2. Problems with the debate:
From an official perspective the debate about to what extent global warming is occurring and is caused by human activities is now over, and the focus should be on deciding on an appropriate international policy response. However, there would still seem to be significant pockets of climate scepticism. For instance, the Climate Sceptics political party was etablished in Australia in February 2009, strongly denying that global warming is caused by human activities. Some of the reasons for this continued difference of opinion include:
- Lack of an objective method for selecting theories: Theory Mapping is based on the view that in areas where controlled experiment is not possible (and so theories cannot be falsified using the scientific method), society currently lacks a method for selecting the best theories. This applies to climate change since, as the IPCC AR4 2007 report points out, a controlled experiment cannot be done on the world's climate! (AR4 Chap 9, p668). Theory Mapping provides such a method, in which the public Theory Mapping debate will result in a clear ranking of which theories provide the most coherent explanation of the facts about climate change. This is therefore an opportunity for the anthropogenic theory to conclusively demonstrate that it is the best, and hence bring closure to the issue. But it is also an opportunity for the sceptics to show that their preferred explanation for global warming is equally if not more coherent, and so greatly increase their credibility.
- Different views over levels of scientific proof: it is argued by some sceptics that the degree of certainty is not high enough to warrant action. A key benefit of Theory Mapping is to uncover different underlying assumptions and require that they be coherently justified, so a Theory Mapping Debate may be able to resolve this issue.
- Disagreement over the 'facts': each side quote facts to support their view that the other side disagrees on e.g. sceptics often challenge conventional scientific estimates of how important carbon dioxide is compared to other greenhouse gases. Theory Mapping requires that for a fact to be given as evidence for a theory, it must be first agreed between both sides. If they cannot reach agreement, they then unpack the 'fact' into its different sources until they hit the 'raw' facts that are publicly verifiable and so cannot be disagreed over e.g. that scientific study A using method S concluded levels of carbon dioxide at Y, while study B using method T concluded levels of X. Each side then needs to come up with a coherent interpretation of those studies that fits their overall case e.g. if the sceptic disagrees with the conclusion of study B, he/she must mount a coherent attack on the method T that they used.
- Different interests: it may be that both sides of the debate have different vested interests, which makes agreement harder. In scoring theories in a completely objective way, Theory Mapping can rise above this.
3. High-profile: as a high profile issue it will be easier to find people interested in participating, and easier to get funding for the public debate (see below).
4. Academic: much of the debate over climate change is between qualified scientists, and so this is a good test of how well Theory Mapping can be used to improve the efficiency of academic debates.

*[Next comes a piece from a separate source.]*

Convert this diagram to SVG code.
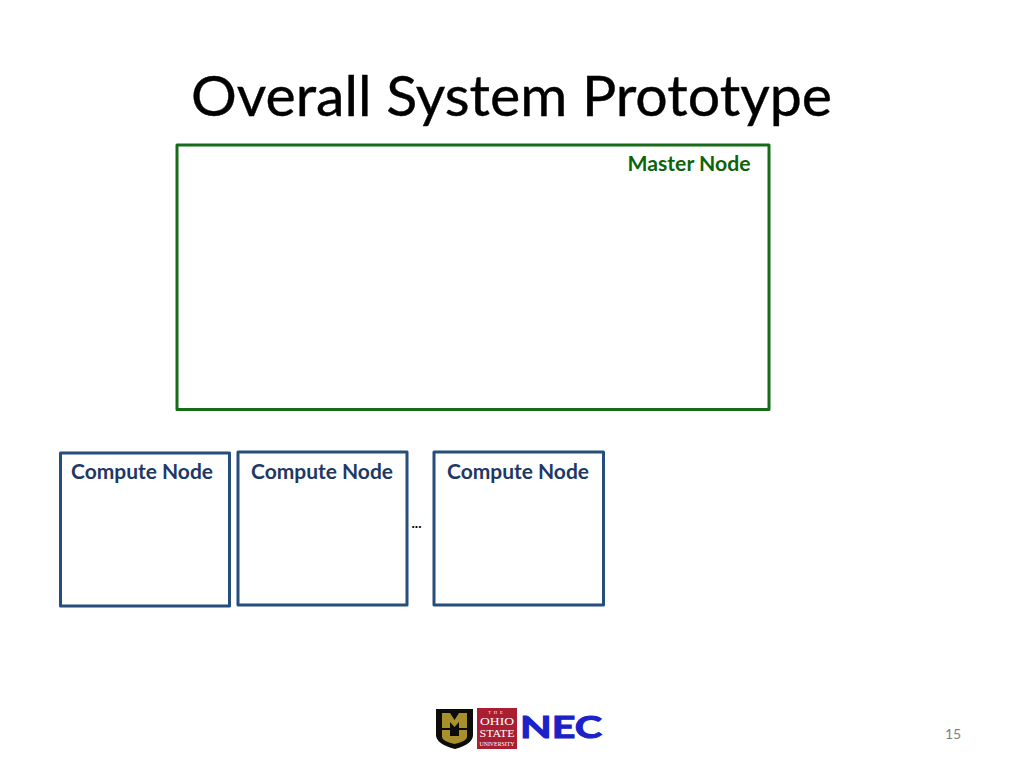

When can the debate be made public?
If the first pilot is successful, I would seek funding for a full public Theory Mapping Debate with high profile scientists on both sides, ideally before the United Nations Climate Change conference in Dec 2009. This would later be opened up for public participation as a Theory Mapping Competition to find the most coherent explanation of the facts (for the difference between a Theory Mapping Debate and Competition, see the post Modes of Application). As a result of this process, it will be possible to resolve the debate over the causes of climate change so that all attention can be focused on the policy implications.